PDA

View Full Version : Thoughts on a SQL query for removing spam


RideMonkey!
08-13-2013, 03:16 PM
I've written up the following to do some database purging of spam that has accumulated. I've commented what each section is designed to do - could someone take a look and see if A) it makes sense, or B) I'm missing anything?

# Remove all moderated visitor messages
delete from `visitormessage` where visitormessage.state = 'moderation'

# Ban all users who have left a visitor message containing a URL, have no posts and haven't logged on in 6 months
update `user`
left join (visitormessage)
on (user.userid=visitormessage.postuserid)
set user.usergroupid='14', user.displaygroupid='14'
where visitormessage.pagetext like '%url%' and
user.posts < 1 and
user.lastactivity < UNIX_TIMESTAMP('2013-02-12 00:00:00')

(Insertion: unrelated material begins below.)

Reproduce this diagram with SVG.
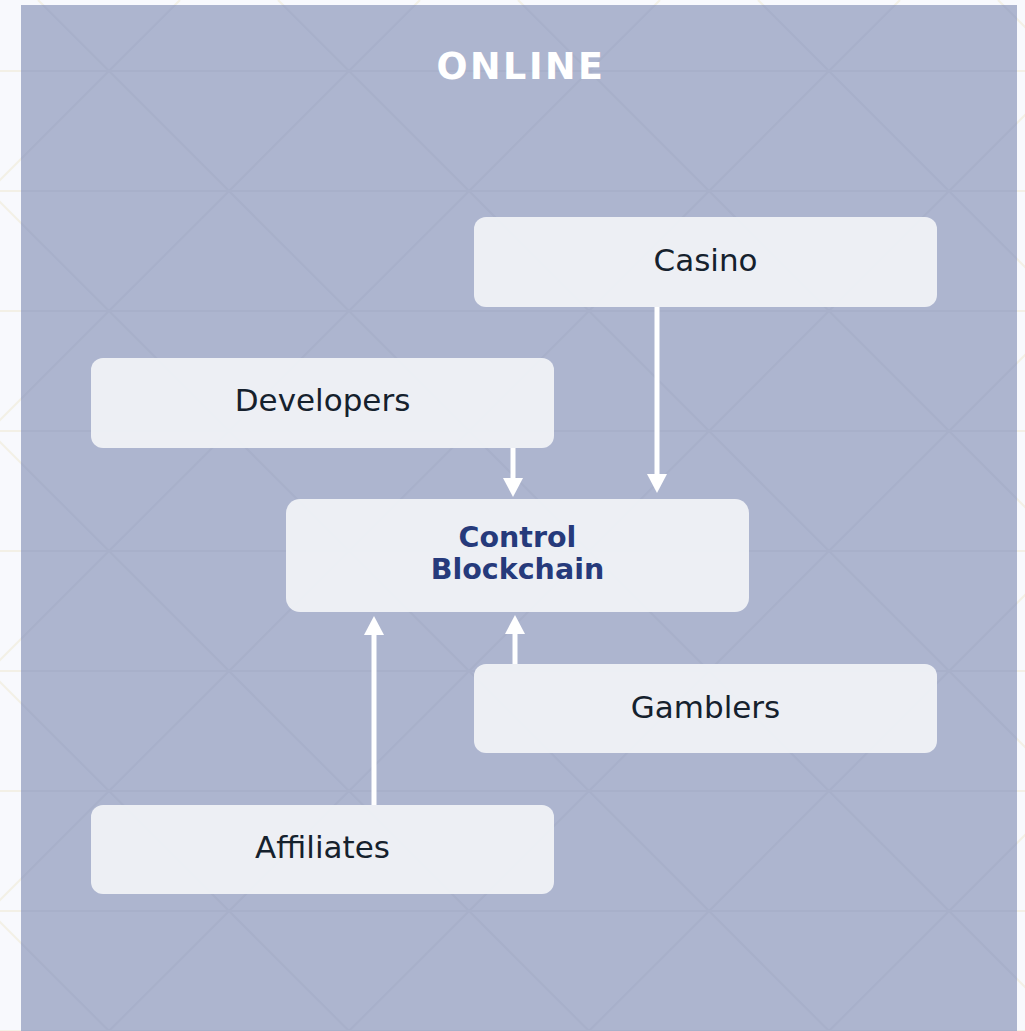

# Delete all visitor messages for banned users with fewer than 5 posts
delete `visitormessage` from `visitormessage`
left join (user)
on (user.userid=visitormessage.postuserid)
where user.usergroupid='14' and
user.posts < 5

# Delete user homepages for banned users, or those with no posts
update `user` set homepage='' where usergroupid='14'
update `user` set homepage='' where posts < 1

# Delete signatures for banned users
update `usertextfield`
left join (user)
on (user.userid = usertextfield.userid)
set signature=''
where user.usergroupid='14'

# Delete URL-containing signatures from users with no posts
update `usertextfield`
left join (user)
on (user.userid = usertextfield.userid)
set usertextfield.signature=''
where usertextfield.signature like '%url%' and
user.posts < 1

kh99
08-13-2013, 03:42 PM
I'm not an sql expert or anything but they seem to do what the comments suggest. The only thing I'm wondering is, does %url% match a url? I thought it would match text that literally has 'url' in it somewhere. ETA: oh, maybe you're matching the 'url' in the bbcode tag? I guess that could work.

RideMonkey!
08-13-2013, 03:59 PM
Yes, I'm looking for the bbcode tag with URL in it. "http" doesn't work because you don't have to include that in the URL tag, and "www" would not catch anything that had a subdomain that wasn't www... so, I'm figuring this will catch the majority. I may go back through and do a more granular cleanup but selecting these statements out of the database is eliciting thousands of spam visitor messages & profiles so I figured I'd start with a bulk remove and decide where to go from there.

Thanks for the feedback. Do I need to run any cleanup tasks in VB after doing this? I couldn't find any counters for visitor messages so my assumption was there wasn't anything additional.